**Dataset excerpts**:
▽

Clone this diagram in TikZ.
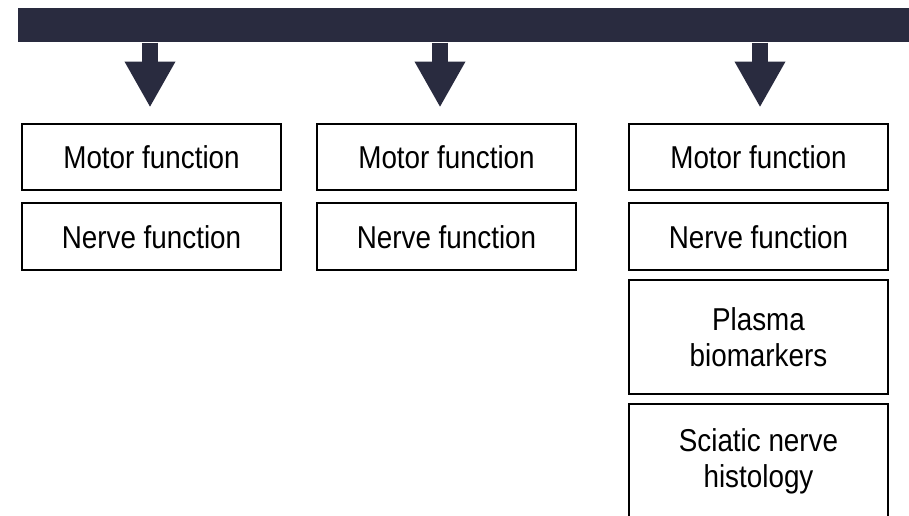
\documentclass[tikz,border=0pt]{standalone}
\usepackage{fontspec}
\setmainfont{Liberation Sans}[FakeStretch=0.88]
\usetikzlibrary{arrows.meta,positioning}
\definecolor{Navy}{HTML}{292B3F}
\tikzset{
  outcome/.style={draw=black,line width=0.04cm,minimum width=5.2cm,minimum height=1.34cm,
    align=center,font=\fontsize{18}{20.5}\selectfont,inner sep=0pt},
  tall/.style={outcome,minimum height=2.28cm},
  fatarrow/.style={draw=Navy,line width=0.31cm,-{Triangle[length=0.92cm,width=0.95cm]}},
}

\begin{document}
\begin{tikzpicture}[x=0.02cm,y=-0.02cm]
        \clip (0,0) rectangle (909,516);
        \useasboundingbox (0,0) rectangle (909,516);
        \node[fill=Navy,minimum width=17.82cm,minimum height=0.68cm,inner sep=0pt,anchor=north west] (bar) at (18,8) {};
        % three columns of outcomes
        \node[outcome] (motorA) at (151.5,157) {Motor function};
        \node[outcome,below=0.22cm of motorA] (nerveA) {Nerve function};
        \node[outcome] (motorB) at (446.5,157) {Motor function};
        \node[outcome,below=0.22cm of motorB] (nerveB) {Nerve function};
        \node[outcome] (motorC) at (758.5,157) {Motor function};
        \node[outcome,below=0.22cm of motorC] (nerveC) {Nerve function};
        \node[tall,below=0.16cm of nerveC] (plasma) {Plasma\\biomarkers};
        \node[tall,below=0.16cm of plasma] (sciatic) {Sciatic nerve\\histology};
        \foreach \m/\dx in {motorA/-1.5,motorB/-6.5,motorC/1.5}{
          \coordinate (tip-\m) at ([xshift=\dx*0.02cm,yshift=0.3cm]\m.north);
          \draw[fatarrow] (bar.south -| tip-\m) -- (tip-\m);}
      \end{tikzpicture}
\end{document}
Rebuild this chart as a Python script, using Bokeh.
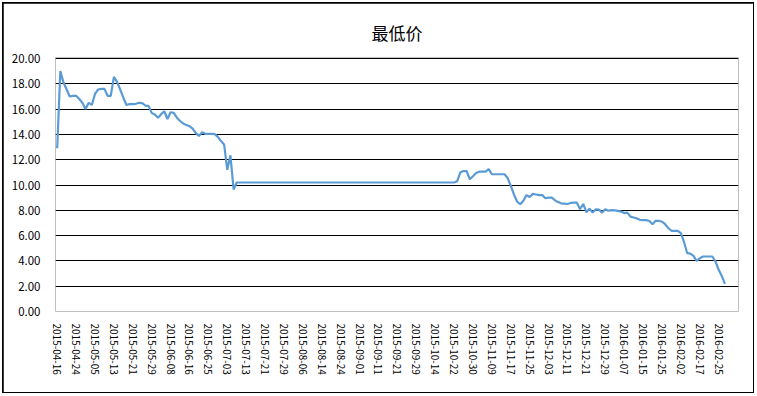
import pandas as pd
from bokeh.plotting import figure
from bokeh.layouts import column
from bokeh.models import Range1d, FixedTicker, NumeralTickFormatter
from bokeh.embed import file_html
from bokeh.resources import INLINE

title_text = "最低价"
first_day = "2015-04-16"
last_day = "2016-02-29"
holidays = ["2015-05-01", "2015-06-22", "2015-09-03", "2015-09-04",
            "2015-10-01", "2015-10-02", "2015-10-05", "2015-10-06", "2015-10-07",
            "2016-01-01", "2016-02-08", "2016-02-09", "2016-02-10", "2016-02-11",
            "2016-02-12"]

low_part1 = [
    12.9, 19.0, 18.1, 17.55, 17.0, 17.05, 17.05, 16.8, 16.5, 16.0,
    16.5, 16.33, 17.2, 17.55, 17.6, 17.6, 17.05, 17.05, 18.55, 18.15,
    17.55, 16.9, 16.33, 16.4, 16.4, 16.42, 16.5, 16.47, 16.28, 16.25,
    15.7, 15.57, 15.32, 15.6, 15.83, 15.22, 15.75, 15.7, 15.32, 15.06,
    14.87, 14.75, 14.65, 14.45, 14.1, 13.88, 14.17, 14.05, 14.04, 14.04,
    14.02, 13.8, 13.47, 13.2, 11.2, 12.35, 9.65,
]
low_suspended = [
    10.2, 10.2, 10.2, 10.2, 10.2, 10.2, 10.2, 10.2, 10.2, 10.2,
    10.2, 10.2, 10.2, 10.2, 10.2, 10.2, 10.2, 10.2, 10.2, 10.2,
    10.2, 10.2, 10.2, 10.2, 10.2, 10.2, 10.2, 10.2, 10.2, 10.2,
    10.2, 10.2, 10.2, 10.2, 10.2, 10.2, 10.2, 10.2, 10.2, 10.2,
    10.2, 10.2, 10.2, 10.2, 10.2, 10.2, 10.2, 10.2, 10.2, 10.2,
    10.2, 10.2, 10.2, 10.2, 10.2, 10.2, 10.2, 10.2, 10.2, 10.2,
    10.2, 10.2, 10.2, 10.2, 10.2, 10.2, 10.2, 10.2, 10.2, 10.2,
]
low_part2 = [
    10.3, 11.0, 11.1, 11.1, 10.45, 10.7, 10.95, 11.05, 11.05, 11.05,
    11.25, 10.85, 10.85, 10.85, 10.85, 10.85, 10.55, 9.95, 9.25, 8.7,
    8.48, 8.75, 9.2, 9.05, 9.3, 9.25, 9.2, 9.2, 8.95, 9.0,
    9.0, 8.8, 8.65, 8.55, 8.53, 8.5, 8.58, 8.6, 8.6, 8.08,
    8.5, 7.85, 8.12, 7.82, 8.08, 8.05, 7.82, 8.08, 7.97, 8.02,
    8.0, 7.95, 7.9, 7.78, 7.82, 7.5, 7.43, 7.36, 7.25, 7.23,
    7.22, 7.15, 6.9, 7.17, 7.17, 7.1, 6.9, 6.6, 6.38, 6.38,
    6.38, 6.2, 5.5, 4.62, 4.58, 4.4, 4.0, 4.2, 4.35, 4.35,
    4.35, 4.35, 3.95, 3.3, 2.8, 2.18,
]
y_ticks = [0, 2, 4, 6, 8, 10, 12, 14, 16, 18, 20]
label_every = 6

lows = low_part1 + low_suspended + low_part2
days = [d for d in pd.bdate_range(first_day, last_day).strftime("%Y-%m-%d") if d not in holidays]
n = min(len(days), len(lows))
days = days[:n]
lows = lows[:n]
xs = list(range(n))

FONT = "Noto Sans CJK SC"

p = figure(width=750, height=389, output_backend="svg", toolbar_location=None,
           x_range=Range1d(-0.54, 216.3), y_range=Range1d(0, 20.08),
           min_border_left=52, min_border_right=15, min_border_top=54, min_border_bottom=81)
p.background_fill_color = "white"
p.border_fill_color = "white"
p.outline_line_color = None

p.title.text = title_text
p.title.align = "center"
p.title.offset = -18
p.title.standoff = 26
p.title.text_font = FONT
p.title.text_font_size = "17px"
p.title.text_font_style = "normal"
p.title.text_color = "#000000"

p.line(xs, lows, line_color="#5B9BD5", line_width=2.2)

tick_idx = list(range(0, n, label_every))
p.xaxis.ticker = FixedTicker(ticks=tick_idx)
p.xaxis.major_label_overrides = {i: days[i] for i in tick_idx}
p.xaxis.major_label_orientation = "vertical"
p.xaxis.major_label_text_font = FONT
p.xaxis.major_label_text_font_size = "10px"
p.xaxis.major_label_text_color = "#000000"
p.xaxis.major_label_standoff = 6
p.xaxis.axis_line_color = None
p.xaxis.major_tick_line_color = None
p.xaxis.minor_tick_line_color = None

p.yaxis.ticker = FixedTicker(ticks=y_ticks)
p.yaxis.formatter = NumeralTickFormatter(format="0.00")
p.yaxis.major_label_text_font = FONT
p.yaxis.major_label_text_font_size = "11.5px"
p.yaxis.major_label_text_color = "#000000"
p.yaxis.major_label_standoff = 9
p.yaxis.axis_line_color = None
p.yaxis.major_tick_line_color = None
p.yaxis.minor_tick_line_color = None

p.xgrid.grid_line_color = None
p.ygrid.grid_line_color = "#000000"
p.ygrid.grid_line_width = 1

lay = column(p, styles={"background-color": "#000000", "padding": "1px",
                        "margin": "2px 0 0 2px", "width": "fit-content"})

open("out.html", "w").write(file_html(lay, INLINE))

△

**Aim of the task**: Print out the whole of the material word for word, without pictures.

**Exercise solution**:
Clone this diagram in TikZ.
\documentclass[tikz,border=0pt]{standalone}
\usepackage{fontspec}
\setmainfont{Liberation Sans}[FakeStretch=0.88]
\usetikzlibrary{arrows.meta,positioning}
\definecolor{Navy}{HTML}{292B3F}
\tikzset{
  outcome/.style={draw=black,line width=0.04cm,minimum width=5.2cm,minimum height=1.34cm,
    align=center,font=\fontsize{18}{20.5}\selectfont,inner sep=0pt},
  tall/.style={outcome,minimum height=2.28cm},
  fatarrow/.style={draw=Navy,line width=0.31cm,-{Triangle[length=0.92cm,width=0.95cm]}},
}

\begin{document}
\begin{tikzpicture}[x=0.02cm,y=-0.02cm]
        \clip (0,0) rectangle (909,516);
        \useasboundingbox (0,0) rectangle (909,516);
        \node[fill=Navy,minimum width=17.82cm,minimum height=0.68cm,inner sep=0pt,anchor=north west] (bar) at (18,8) {};
        % three columns of outcomes
        \node[outcome] (motorA) at (151.5,157) {Motor function};
        \node[outcome,below=0.22cm of motorA] (nerveA) {Nerve function};
        \node[outcome] (motorB) at (446.5,157) {Motor function};
        \node[outcome,below=0.22cm of motorB] (nerveB) {Nerve function};
        \node[outcome] (motorC) at (758.5,157) {Motor function};
        \node[outcome,below=0.22cm of motorC] (nerveC) {Nerve function};
        \node[tall,below=0.16cm of nerveC] (plasma) {Plasma\\biomarkers};
        \node[tall,below=0.16cm of plasma] (sciatic) {Sciatic nerve\\histology};
        \foreach \m/\dx in {motorA/-1.5,motorB/-6.5,motorC/1.5}{
          \coordinate (tip-\m) at ([xshift=\dx*0.02cm,yshift=0.3cm]\m.north);
          \draw[fatarrow] (bar.south -| tip-\m) -- (tip-\m);}
      \end{tikzpicture}
\end{document}
Rebuild this chart as a Python script, using Bokeh.
import pandas as pd
from bokeh.plotting import figure
from bokeh.layouts import column
from bokeh.models import Range1d, FixedTicker, NumeralTickFormatter
from bokeh.embed import file_html
from bokeh.resources import INLINE

title_text = "最低价"
first_day = "2015-04-16"
last_day = "2016-02-29"
holidays = ["2015-05-01", "2015-06-22", "2015-09-03", "2015-09-04",
            "2015-10-01", "2015-10-02", "2015-10-05", "2015-10-06", "2015-10-07",
            "2016-01-01", "2016-02-08", "2016-02-09", "2016-02-10", "2016-02-11",
            "2016-02-12"]

low_part1 = [
    12.9, 19.0, 18.1, 17.55, 17.0, 17.05, 17.05, 16.8, 16.5, 16.0,
    16.5, 16.33, 17.2, 17.55, 17.6, 17.6, 17.05, 17.05, 18.55, 18.15,
    17.55, 16.9, 16.33, 16.4, 16.4, 16.42, 16.5, 16.47, 16.28, 16.25,
    15.7, 15.57, 15.32, 15.6, 15.83, 15.22, 15.75, 15.7, 15.32, 15.06,
    14.87, 14.75, 14.65, 14.45, 14.1, 13.88, 14.17, 14.05, 14.04, 14.04,
    14.02, 13.8, 13.47, 13.2, 11.2, 12.35, 9.65,
]
low_suspended = [
    10.2, 10.2, 10.2, 10.2, 10.2, 10.2, 10.2, 10.2, 10.2, 10.2,
    10.2, 10.2, 10.2, 10.2, 10.2, 10.2, 10.2, 10.2, 10.2, 10.2,
    10.2, 10.2, 10.2, 10.2, 10.2, 10.2, 10.2, 10.2, 10.2, 10.2,
    10.2, 10.2, 10.2, 10.2, 10.2, 10.2, 10.2, 10.2, 10.2, 10.2,
    10.2, 10.2, 10.2, 10.2, 10.2, 10.2, 10.2, 10.2, 10.2, 10.2,
    10.2, 10.2, 10.2, 10.2, 10.2, 10.2, 10.2, 10.2, 10.2, 10.2,
    10.2, 10.2, 10.2, 10.2, 10.2, 10.2, 10.2, 10.2, 10.2, 10.2,
]
low_part2 = [
    10.3, 11.0, 11.1, 11.1, 10.45, 10.7, 10.95, 11.05, 11.05, 11.05,
    11.25, 10.85, 10.85, 10.85, 10.85, 10.85, 10.55, 9.95, 9.25, 8.7,
    8.48, 8.75, 9.2, 9.05, 9.3, 9.25, 9.2, 9.2, 8.95, 9.0,
    9.0, 8.8, 8.65, 8.55, 8.53, 8.5, 8.58, 8.6, 8.6, 8.08,
    8.5, 7.85, 8.12, 7.82, 8.08, 8.05, 7.82, 8.08, 7.97, 8.02,
    8.0, 7.95, 7.9, 7.78, 7.82, 7.5, 7.43, 7.36, 7.25, 7.23,
    7.22, 7.15, 6.9, 7.17, 7.17, 7.1, 6.9, 6.6, 6.38, 6.38,
    6.38, 6.2, 5.5, 4.62, 4.58, 4.4, 4.0, 4.2, 4.35, 4.35,
    4.35, 4.35, 3.95, 3.3, 2.8, 2.18,
]
y_ticks = [0, 2, 4, 6, 8, 10, 12, 14, 16, 18, 20]
label_every = 6

lows = low_part1 + low_suspended + low_part2
days = [d for d in pd.bdate_range(first_day, last_day).strftime("%Y-%m-%d") if d not in holidays]
n = min(len(days), len(lows))
days = days[:n]
lows = lows[:n]
xs = list(range(n))

FONT = "Noto Sans CJK SC"

p = figure(width=750, height=389, output_backend="svg", toolbar_location=None,
           x_range=Range1d(-0.54, 216.3), y_range=Range1d(0, 20.08),
           min_border_left=52, min_border_right=15, min_border_top=54, min_border_bottom=81)
p.background_fill_color = "white"
p.border_fill_color = "white"
p.outline_line_color = None

p.title.text = title_text
p.title.align = "center"
p.title.offset = -18
p.title.standoff = 26
p.title.text_font = FONT
p.title.text_font_size = "17px"
p.title.text_font_style = "normal"
p.title.text_color = "#000000"

p.line(xs, lows, line_color="#5B9BD5", line_width=2.2)

tick_idx = list(range(0, n, label_every))
p.xaxis.ticker = FixedTicker(ticks=tick_idx)
p.xaxis.major_label_overrides = {i: days[i] for i in tick_idx}
p.xaxis.major_label_orientation = "vertical"
p.xaxis.major_label_text_font = FONT
p.xaxis.major_label_text_font_size = "10px"
p.xaxis.major_label_text_color = "#000000"
p.xaxis.major_label_standoff = 6
p.xaxis.axis_line_color = None
p.xaxis.major_tick_line_color = None
p.xaxis.minor_tick_line_color = None

p.yaxis.ticker = FixedTicker(ticks=y_ticks)
p.yaxis.formatter = NumeralTickFormatter(format="0.00")
p.yaxis.major_label_text_font = FONT
p.yaxis.major_label_text_font_size = "11.5px"
p.yaxis.major_label_text_color = "#000000"
p.yaxis.major_label_standoff = 9
p.yaxis.axis_line_color = None
p.yaxis.major_tick_line_color = None
p.yaxis.minor_tick_line_color = None

p.xgrid.grid_line_color = None
p.ygrid.grid_line_color = "#000000"
p.ygrid.grid_line_width = 1

lay = column(p, styles={"background-color": "#000000", "padding": "1px",
                        "margin": "2px 0 0 2px", "width": "fit-content"})

open("out.html", "w").write(file_html(lay, INLINE))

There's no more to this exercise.